I had hoped that a section on this would not be necessary - and for the bulk of the students in the class I think this is the case. But it does appear that I need to make my stance on this subject clear.
Working together on the homework is allowed but you have to understand the difference between working together and cheating. Working together means that you both work towards the solution while discussing the issues, explaining what you think should be done next, and agreeing on an approach. It is a HIGHLY valuable learning method. Working together does NOT mean that you do problem A and the other person does problem B and then you trade and copy the other's work.
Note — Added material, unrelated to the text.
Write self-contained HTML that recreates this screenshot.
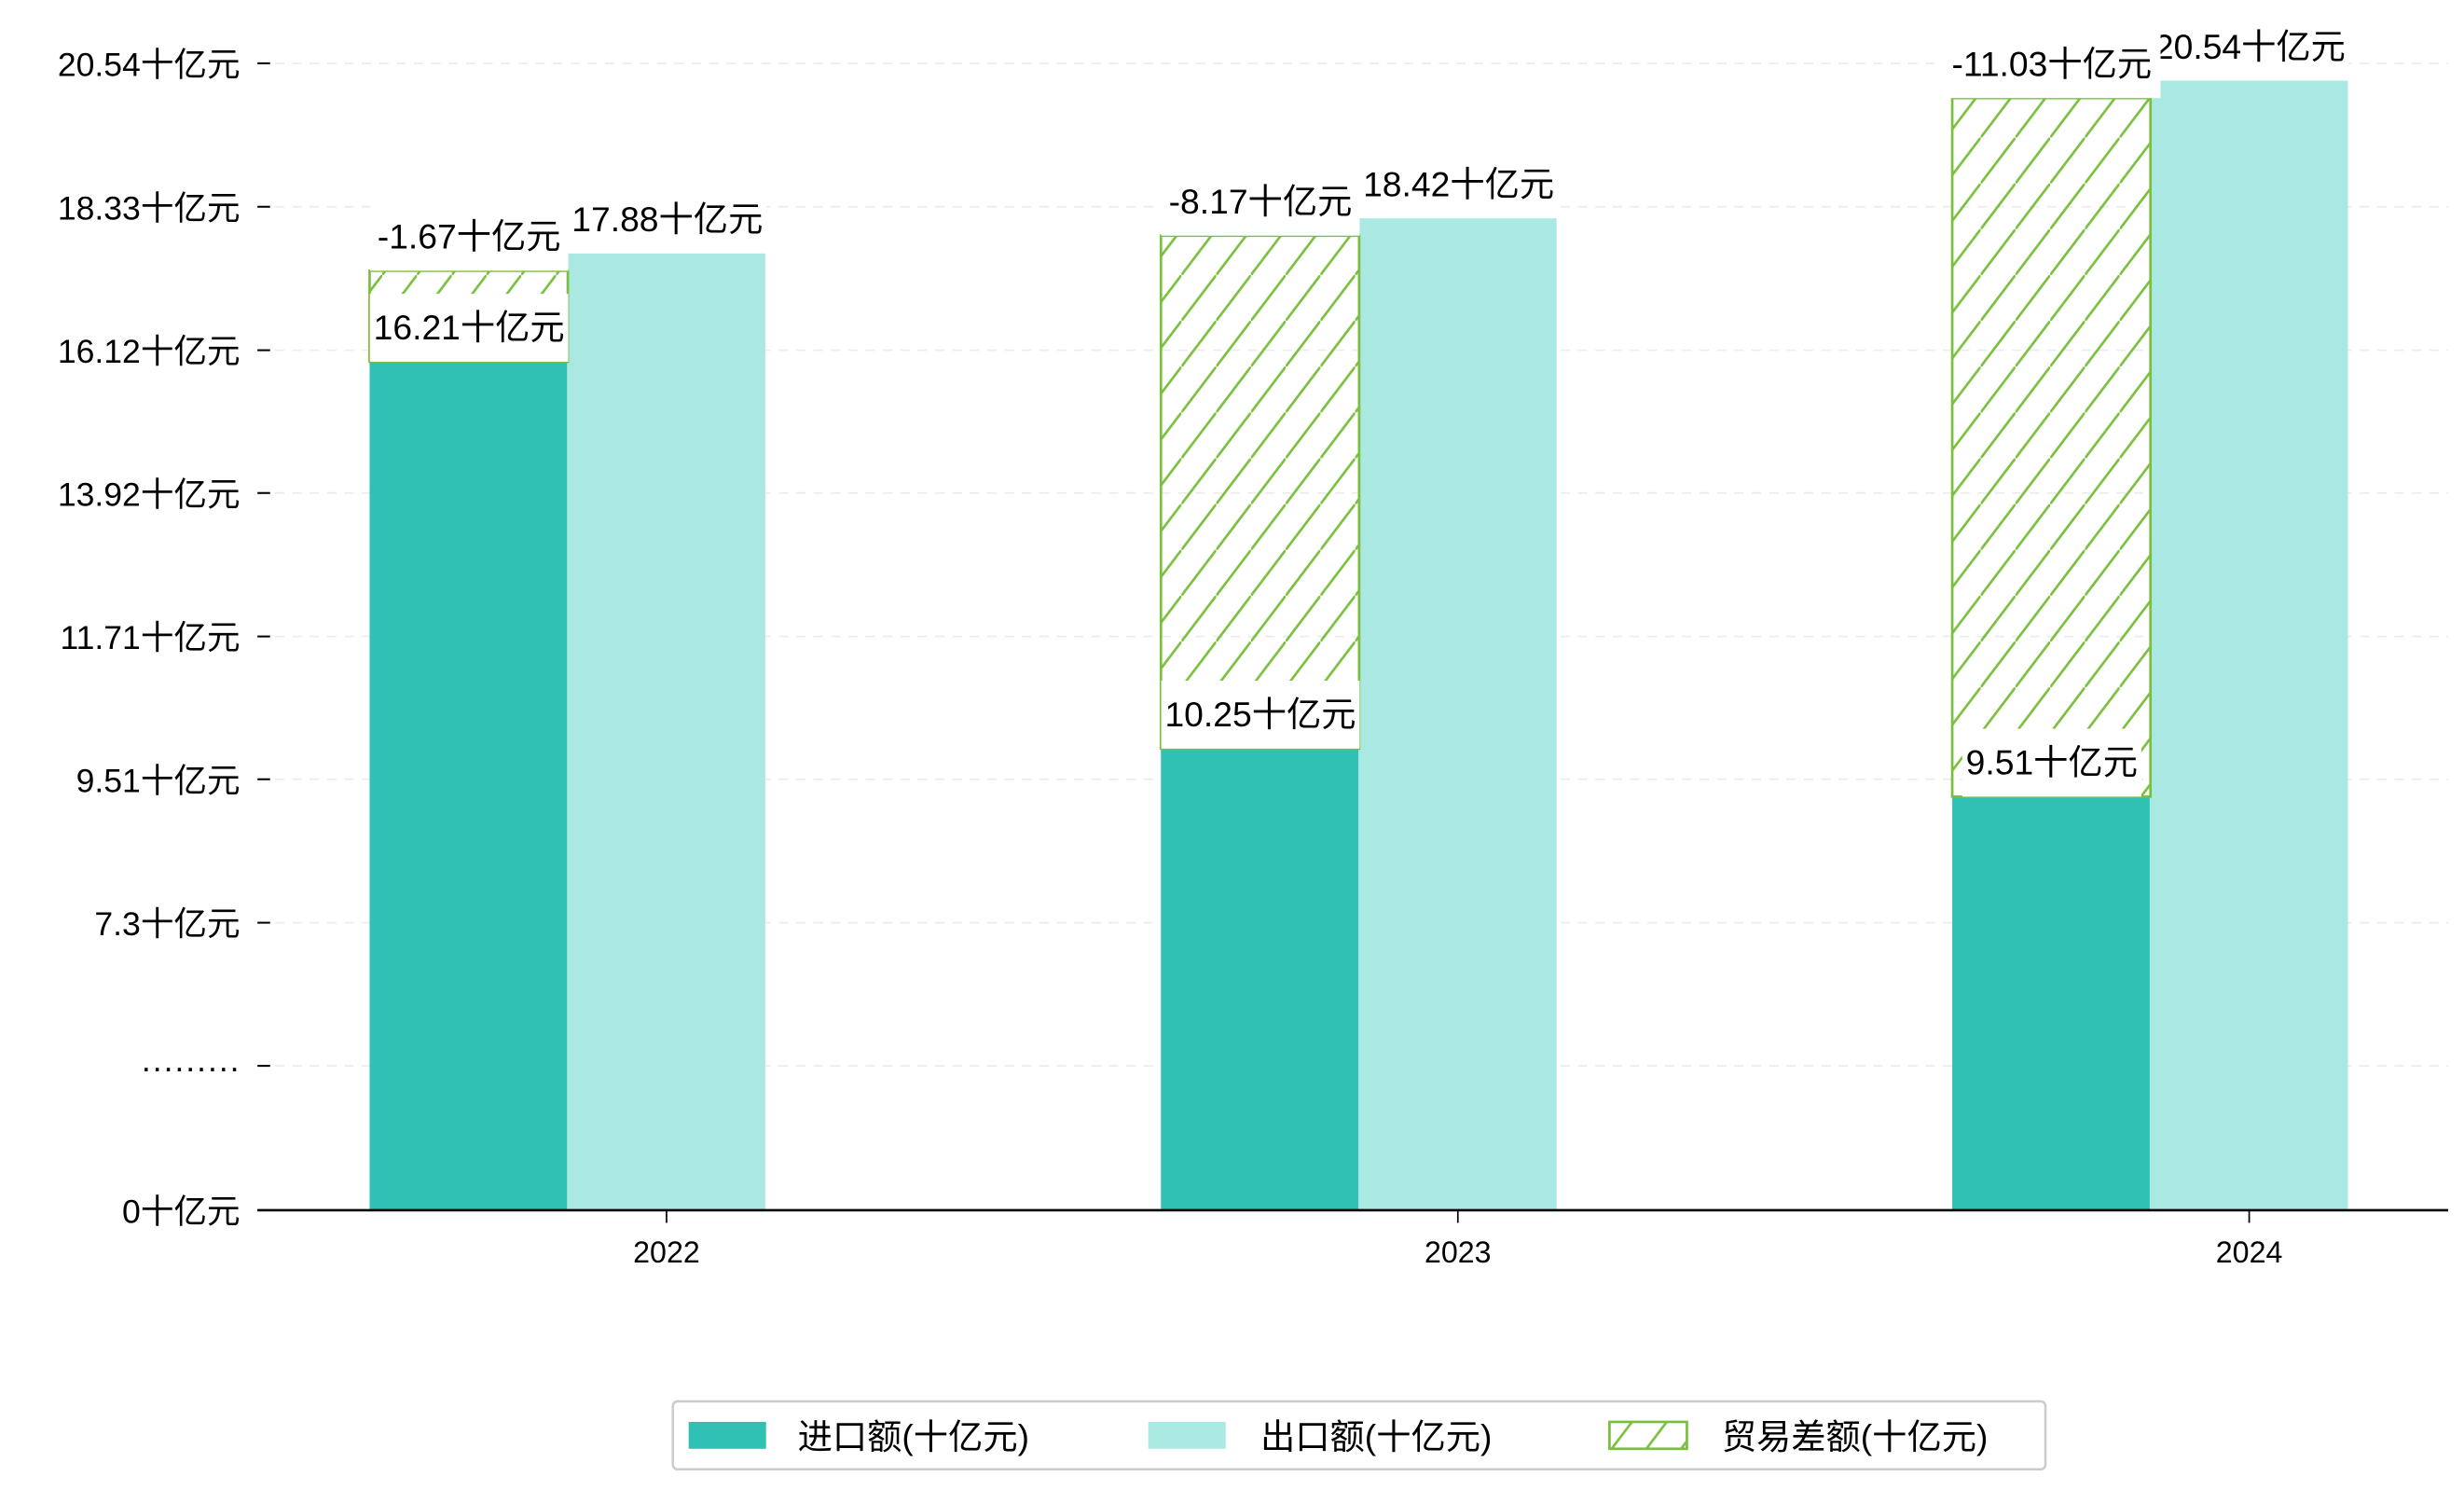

This is called "spiking". Doing this without any attempt to learn or follow the work being copied is called "cold spiking". Both are unacceptable.
A couple of people went beyond working together to solve a homework problem and pretty blatantly copied someone else's work. This is academic dishonesty and my tolerance level for it simply does not exist. If you turn in work, you had better be able to explain what you did or reproduce it - at least to a sufficient degree to convince me that you actually did the work you turned in - if asked to. It's fine to work together on a problem that you don't understand, but what you turn in had better reflect YOUR understanding of that problem at the end of the day. The simplest way to do this is, after working together, take out a new sheet of paper and work the problem from scratch without assistance or looking at someone else's work.
The first time that I determine you have cheated in this way you will take a zero on the assignment - be it homework, quiz, design project, or exam. A second occurrence will result in a failing grade in the course and a referral to the Department Chair for further action at his discretion.